On March 12, 2015, the Company entered into a definitive merger agreement (the Merger Agreement) to be acquired by a Chinese consortium of investors led by Summitview Capital (the Parent) under which the Parent will acquire all of our outstanding shares for $19.25 per share in cash (the Merger). The transaction is subject to approval by the stockholders of the Company, as well as regulatory approvals. As part of the transaction, the Merger Agreement contemplates that, in connection with the closing of the merger, the Company's operations in Taiwan will be restructured or some or all of the Company's Taiwan operations may be sold in order to comply with the requirements of Taiwan laws and regulations. The transaction is currently expected to close in the third calendar quarter of 2015.
On September 14, 2012, the Company acquired approximately 94.1% of the outstanding shares of Chingis Technology Corporation (Chingis) and the Company’s financial results reflect accounting for Chingis on a consolidated basis from the date of acquisition. In May 2013, the Company acquired an additional 4.8% of Chingis for approximately $1.6 million.

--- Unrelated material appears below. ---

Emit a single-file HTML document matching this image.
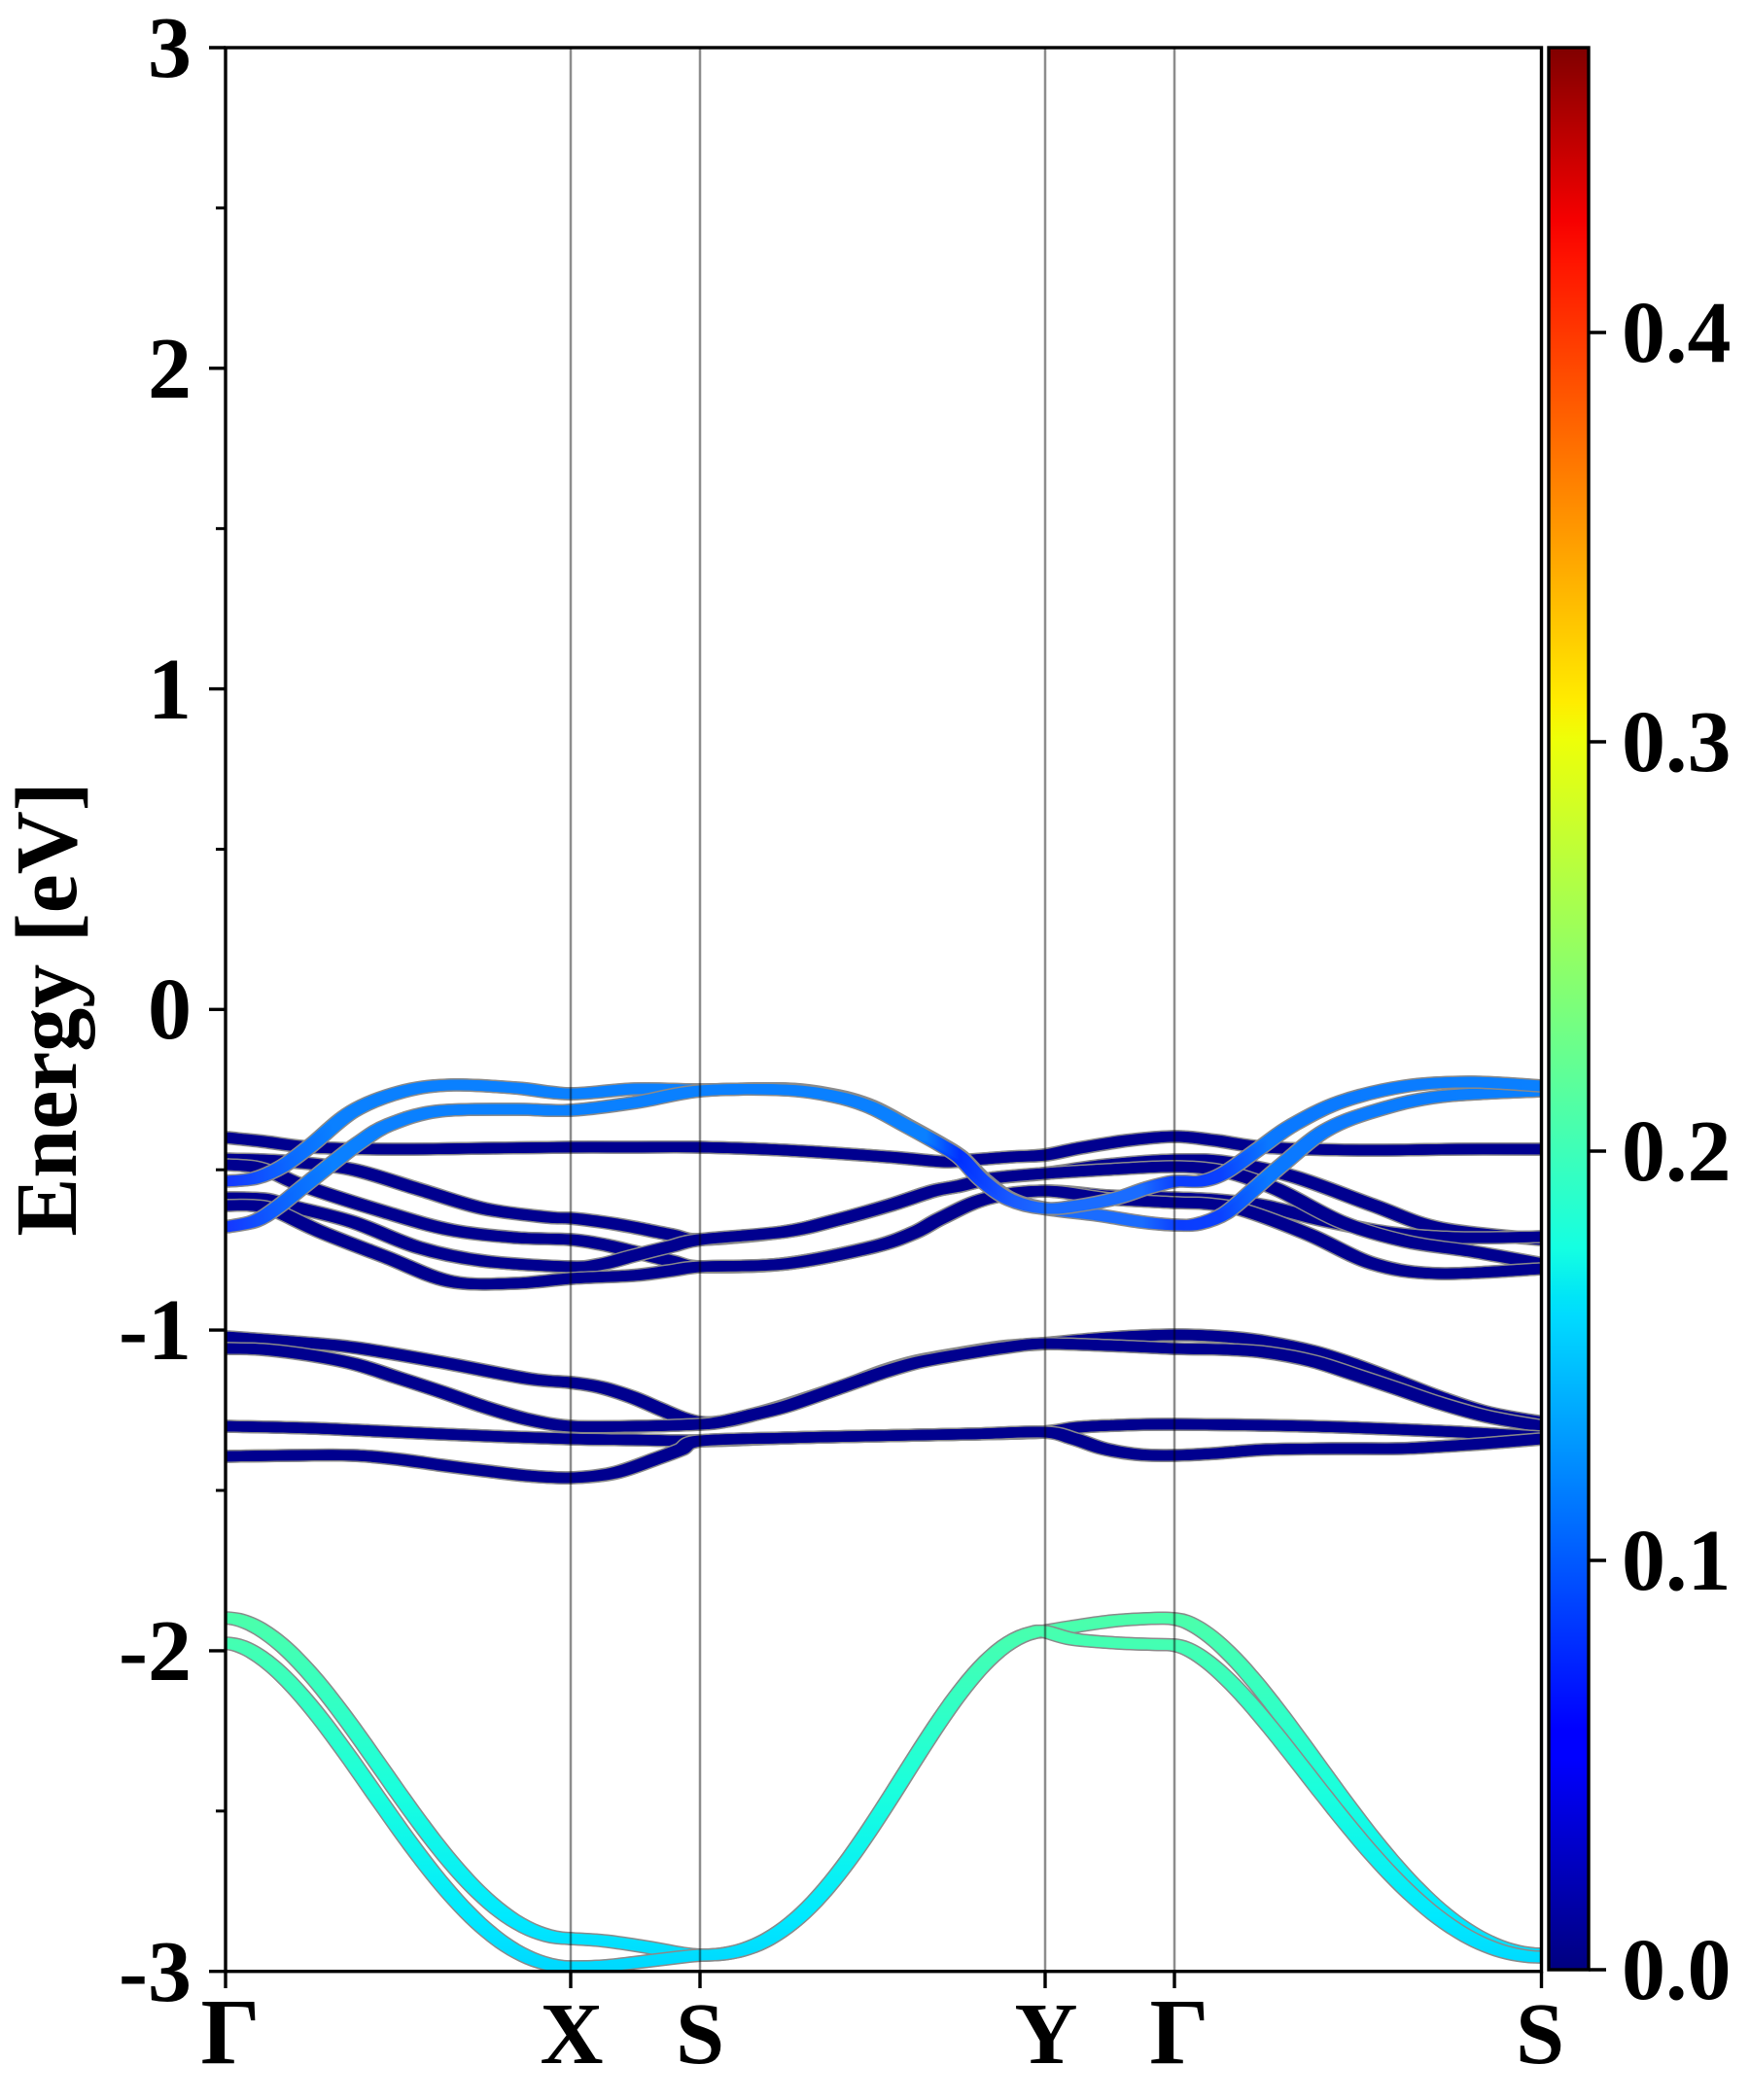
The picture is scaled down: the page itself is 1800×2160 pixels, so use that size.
<!DOCTYPE html>
<html>
<head>
<meta charset="utf-8">
<style>
html,body{margin:0;padding:0;background:#fff;}
svg{display:block;}
text{font-family:"Liberation Serif","Times New Roman",serif;font-weight:bold;fill:#000;}
</style>
</head>
<body>
<svg id="s" width="1800" height="2160" viewBox="0 0 1800 2160" xmlns="http://www.w3.org/2000/svg" font-family="Liberation Serif, Times New Roman, serif" font-weight="bold">
<defs>
  <clipPath id="pc"><rect x="232" y="49" width="1354" height="1979"/></clipPath>
  <linearGradient id="jet" x1="0" y1="1" x2="0" y2="0">
    <stop offset="0" stop-color="#000080"/>
    <stop offset="0.11" stop-color="#0000ff"/>
    <stop offset="0.125" stop-color="#0000ff"/>
    <stop offset="0.34" stop-color="#00dbff"/>
    <stop offset="0.35" stop-color="#00e5f7"/>
    <stop offset="0.375" stop-color="#14ffe2"/>
    <stop offset="0.64" stop-color="#eeff08"/>
    <stop offset="0.66" stop-color="#ffec00"/>
    <stop offset="0.89" stop-color="#ff1300"/>
    <stop offset="0.91" stop-color="#f60000"/>
    <stop offset="1" stop-color="#800000"/>
  </linearGradient>
  <linearGradient id="cy" gradientUnits="userSpaceOnUse" x1="0" y1="1660" x2="0" y2="2025">
    <stop offset="0" stop-color="#4cffaa"/>
    <stop offset="0.5" stop-color="#1affdd"/>
    <stop offset="0.85" stop-color="#00eaff"/>
    <stop offset="1" stop-color="#00d8ff"/>
  </linearGradient>
  <linearGradient id="lb" gradientUnits="userSpaceOnUse" x1="232" y1="0" x2="1586" y2="0">
    <stop offset="0" stop-color="#1438ff"/>
    <stop offset="0.05" stop-color="#0a6cff"/>
    <stop offset="0.08" stop-color="#0a80ff"/>
    <stop offset="0.53" stop-color="#0a80ff"/>
    <stop offset="0.556" stop-color="#0030ff"/>
    <stop offset="0.597" stop-color="#1a5cff"/>
    <stop offset="0.623" stop-color="#1a6cff"/>
    <stop offset="0.694" stop-color="#1a6cff"/>
    <stop offset="0.722" stop-color="#0a3cff"/>
    <stop offset="0.753" stop-color="#0a40ff"/>
    <stop offset="0.79" stop-color="#0a78ff"/>
    <stop offset="1" stop-color="#0a80ff"/>
  </linearGradient>
</defs>
<rect x="0" y="0" width="1800" height="2160" fill="#fff"/>

<g id="bands" clip-path="url(#pc)"></g>

<!-- high-symmetry vertical lines -->
<g stroke="#000" stroke-opacity="0.45" stroke-width="2.5" clip-path="url(#pc)">
  <line x1="587" y1="49" x2="587" y2="2028"/>
  <line x1="720" y1="49" x2="720" y2="2028"/>
  <line x1="1075" y1="49" x2="1075" y2="2028"/>
  <line x1="1208" y1="49" x2="1208" y2="2028"/>
</g>

<!-- spines -->
<rect x="232" y="49" width="1353.5" height="1978.7" fill="none" stroke="#000" stroke-width="3.4"/>

<!-- y major ticks -->
<g stroke="#000" stroke-width="3.4">
  <line x1="215" y1="49" x2="232" y2="49"/>
  <line x1="215" y1="378.8" x2="232" y2="378.8"/>
  <line x1="215" y1="708.6" x2="232" y2="708.6"/>
  <line x1="215" y1="1038.3" x2="232" y2="1038.3"/>
  <line x1="215" y1="1368.1" x2="232" y2="1368.1"/>
  <line x1="215" y1="1697.9" x2="232" y2="1697.9"/>
  <line x1="215" y1="2027.7" x2="232" y2="2027.7"/>
</g>
<!-- y minor ticks -->
<g stroke="#000" stroke-width="3">
  <line x1="222" y1="213.9" x2="232" y2="213.9"/>
  <line x1="222" y1="543.7" x2="232" y2="543.7"/>
  <line x1="222" y1="873.5" x2="232" y2="873.5"/>
  <line x1="222" y1="1203.2" x2="232" y2="1203.2"/>
  <line x1="222" y1="1533.0" x2="232" y2="1533.0"/>
  <line x1="222" y1="1862.8" x2="232" y2="1862.8"/>
</g>
<!-- x ticks -->
<g stroke="#000" stroke-width="3.4">
  <line x1="232" y1="2028" x2="232" y2="2045"/>
  <line x1="587" y1="2028" x2="587" y2="2045"/>
  <line x1="720" y1="2028" x2="720" y2="2045"/>
  <line x1="1075" y1="2028" x2="1075" y2="2045"/>
  <line x1="1208" y1="2028" x2="1208" y2="2045"/>
  <line x1="1585.5" y1="2028" x2="1585.5" y2="2045"/>
</g>

<!-- y tick labels -->
<g font-size="90" text-anchor="end">
  <text x="197" y="79">3</text>
  <text x="197" y="409">2</text>
  <text x="197" y="739">1</text>
  <text x="197" y="1068">0</text>
  <text x="197" y="1398">-1</text>
  <text x="197" y="1728">-2</text>
  <text x="197" y="2058">-3</text>
</g>

<!-- y label -->
<text transform="translate(78,1038) rotate(-90)" text-anchor="middle" font-size="90">Energy [eV]</text>

<!-- x tick labels -->
<g font-size="90" text-anchor="middle">
  <text x="237" y="2122" font-size="96">Γ</text>
  <text x="588" y="2122">X</text>
  <text x="720" y="2122">S</text>
  <text x="1076" y="2122">Y</text>
  <text x="1213" y="2122" font-size="96">Γ</text>
  <text x="1584" y="2122">S</text>
</g>

<!-- colorbar -->
<rect x="1593" y="49" width="41" height="1977" fill="url(#jet)" stroke="#000" stroke-width="3.4"/>
<g stroke="#000" stroke-width="3.4">
  <line x1="1634" y1="2026" x2="1652" y2="2026"/>
  <line x1="1634" y1="1605" x2="1652" y2="1605"/>
  <line x1="1634" y1="1184" x2="1652" y2="1184"/>
  <line x1="1634" y1="763" x2="1652" y2="763"/>
  <line x1="1634" y1="342" x2="1652" y2="342"/>
</g>
<g font-size="90" text-anchor="start">
  <text x="1668" y="2056">0.0</text>
  <text x="1668" y="1635">0.1</text>
  <text x="1668" y="1214">0.2</text>
  <text x="1668" y="793">0.3</text>
  <text x="1668" y="372">0.4</text>
</g>
</svg>

<script>
(function(){
  var NS = "http://www.w3.org/2000/svg";
  function cr(p){
    var d = "M" + p[0][0].toFixed(1) + "," + p[0][1].toFixed(1);
    for (var i = 0; i < p.length - 1; i++){
      var p0 = p[i-1] || p[i], p1 = p[i], p2 = p[i+1], p3 = p[i+2] || p[i+1];
      var c1x = p1[0] + (p2[0]-p0[0])/6, c1y = p1[1] + (p2[1]-p0[1])/6;
      var c2x = p2[0] - (p3[0]-p1[0])/6, c2y = p2[1] - (p3[1]-p1[1])/6;
      d += " C" + c1x.toFixed(1) + "," + c1y.toFixed(1) + " " + c2x.toFixed(1) + "," + c2y.toFixed(1) + " " + p2[0].toFixed(1) + "," + p2[1].toFixed(1);
    }
    return d;
  }
  // smooth cosine-shaped segment (zero slope at both ends), excluding first point
  function seg(x0, x1, y0, y1, pw, n){
    var out = [];
    for (var i = 1; i <= n; i++){
      var t = i / n;
      var f = (1 - Math.cos(Math.PI * Math.pow(t, pw))) / 2;
      out.push([x0 + (x1 - x0) * t, y0 + (y1 - y0) * f]);
    }
    return out;
  }
  var g = document.getElementById("bands");
  var OFFS = [-3,0,3];
  function mk(d, col, w, off){
    var a = document.createElementNS(NS, "path");
    a.setAttribute("d", d); a.setAttribute("fill", "none");
    a.setAttribute("stroke", col); a.setAttribute("stroke-width", w);
    a.setAttribute("stroke-linejoin", "round");
    a.setAttribute("stroke-linecap", "round");
    if (off) a.setAttribute("transform", "translate(" + off + ",0)");
    return a;
  }
  function band(pts, col){
    var d = cr(pts);
    var bg = document.createElementNS(NS, "g");
    for (var i = 0; i < OFFS.length; i++) bg.appendChild(mk(d, "#8a8a8a", 13.5, OFFS[i]));
    for (var j = 0; j < OFFS.length; j++) bg.appendChild(mk(d, col, 10.5, OFFS[j]));
    g.appendChild(bg);
  }
  var DK = "#00008f";

  // cyan bands (smooth generated)
  var SY = seg(720, 1074, 2011, 1678, 1.2, 30);
  var c1 = [[232,1664]].concat(seg(232, 587, 1664, 1994, 0.92, 30))
    .concat([[623,1996.5],[667,2003],[700,2009],[720,2011]])
    .concat(SY)
    .concat([[1104,1673],[1147,1667],[1190,1664.5],[1207,1665]])
    .concat(seg(1207, 1586, 1665, 2010, 0.83, 34));
  var c2 = [[232,1690]].concat(seg(232, 587, 1690, 2023, 0.88, 30))
    .concat([[623,2022],[667,2017],[700,2013],[720,2011]])
    .concat(SY)
    .concat([[1104,1686],[1150,1690],[1190,1691.5],[1207,1692]])
    .concat(seg(1207, 1586, 1692, 2013, 0.8, 34));
  band(c1, "url(#cy)");
  band(c2, "url(#cy)");

  // lower dark group
  band([[232,1375],[300,1380],[364,1386],[453,1401],[543,1418],[587,1422],[618,1427],[650,1437],[676,1448],[700,1458],[720,1463],[745,1462],[775,1455],[810,1445],[870,1425],[910,1410],[945,1400],[989,1392],[1034,1385],[1074,1382],[1140,1376],[1207,1373],[1260,1375],[1302,1380],[1350,1390],[1391,1403],[1436,1420],[1480,1437],[1530,1453],[1586,1463]], DK);
  band([[232,1387],[270,1388],[319,1394],[365,1403],[409,1417],[455,1432],[498,1447],[543,1460],[587,1467],[654,1467],[720,1465],[745,1462],[775,1455],[810,1446],[870,1425],[910,1411],[945,1401],[989,1393],[1034,1386],[1074,1382],[1140,1384],[1207,1387],[1260,1388],[1302,1391],[1350,1400],[1391,1413],[1436,1428],[1480,1443],[1530,1457],[1586,1467]], DK);
  band([[232,1467],[320,1469],[409,1473],[500,1477],[587,1480],[654,1481],[720,1482],[810,1479],[900,1477],[1000,1475],[1074,1473],[1110,1468],[1150,1466],[1207,1465],[1346,1467],[1480,1472],[1586,1478]], DK);
  band([[232,1498],[300,1497],[364,1497],[410,1501],[453,1507],[500,1513],[543,1518],[587,1520],[632,1515],[676,1500],[700,1491],[720,1482],[810,1479],[900,1477],[1000,1475],[1074,1473],[1105,1480],[1135,1490],[1170,1496],[1207,1497],[1250,1495],[1302,1491],[1370,1490],[1436,1490],[1480,1488],[1525,1485],[1586,1480]], DK);

  // upper cluster dark bands
  band([[232,1170],[270,1174],[320,1180],[400,1182],[500,1181],[587,1180],[650,1180],[720,1180],[807,1183],[914,1190],[971,1195],[1000,1193],[1040,1190],[1075,1188],[1110,1181],[1160,1173],[1209,1169],[1250,1173],[1300,1180],[1400,1183],[1500,1182],[1586,1182]], DK);
  band([[232,1192],[270,1193],[300,1195],[363,1203],[430,1223],[497,1243],[563,1252],[587,1253],[620,1257],[650,1262],[690,1270],[720,1275],[807,1267],[860,1255],[914,1240],[960,1225],[986,1220],[1021,1212],[1075,1207],[1140,1198],[1209,1193],[1260,1195],[1330,1210],[1413,1240],[1480,1263],[1586,1275]], DK);
  band([[232,1198],[260,1200],[283,1207],[313,1220],[397,1247],[463,1265],[530,1273],[587,1275],[620,1280],[650,1287],[690,1297],[720,1303],[807,1300],[896,1283],[940,1268],[968,1253],[1014,1233],[1075,1225],[1140,1230],[1209,1232],[1250,1234],[1300,1240],[1360,1255],[1430,1268],[1500,1273],[1586,1272]], DK);
  band([[232,1232],[270,1233],[297,1240],[363,1257],[430,1283],[497,1297],[587,1303],[620,1300],[650,1292],[690,1282],[720,1275],[807,1267],[860,1255],[914,1240],[960,1225],[986,1220],[1021,1212],[1075,1207],[1140,1203],[1209,1200],[1260,1205],[1313,1223],[1380,1257],[1447,1277],[1513,1287],[1586,1300]], DK);
  band([[232,1240],[260,1240],[283,1245],[330,1267],[397,1293],[463,1318],[530,1320],[587,1315],[650,1312],[690,1307],[720,1303],[807,1300],[896,1283],[940,1268],[968,1253],[1014,1233],[1075,1225],[1140,1233],[1209,1237],[1240,1238],[1280,1245],[1347,1270],[1413,1300],[1480,1310],[1586,1305]], DK);

  // light blue bands
  band([[232,1215],[262,1212],[290,1200],[320,1178],[363,1143],[413,1123],[463,1116],[530,1119],[587,1125],[653,1120],[720,1121],[807,1120],[860,1127],[896,1138],[932,1157],[968,1177],[988,1190],[1010,1212],[1039,1233],[1075,1243],[1130,1250],[1175,1257],[1209,1260],[1232,1259],[1260,1248],[1290,1223],[1320,1197],[1363,1163],[1413,1143],[1480,1128],[1586,1122]], "url(#lb)");
  band([[232,1262],[262,1256],[285,1242],[310,1222],[340,1198],[370,1175],[400,1157],[450,1143],[530,1141],[587,1142],[653,1134],[720,1122],[807,1121],[860,1128],[896,1139],[932,1158],[968,1178],[988,1191],[1010,1214],[1039,1234],[1075,1243],[1110,1240],[1150,1232],[1180,1222],[1209,1215],[1235,1215],[1260,1206],[1297,1180],[1330,1157],[1380,1133],[1447,1117],[1513,1113],[1586,1117]], "url(#lb)");
})();
</script>
</body>
</html>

In fiscal 2014, the Company acquired the remaining 1.1% of Chingis for approximately $0.4 million, and at March 31, 2015, the Company owned 100% of Chingis.
The Company’s operating results for the six months ended March 31, 2015 are not necessarily indicative of the results that may be expected for the fiscal year ending September 30, 2015 or for any other period. The financial statements included herein should be read in conjunction with the Company’s Annual Report on Form 10-K for the fiscal year ended September 30, 2014.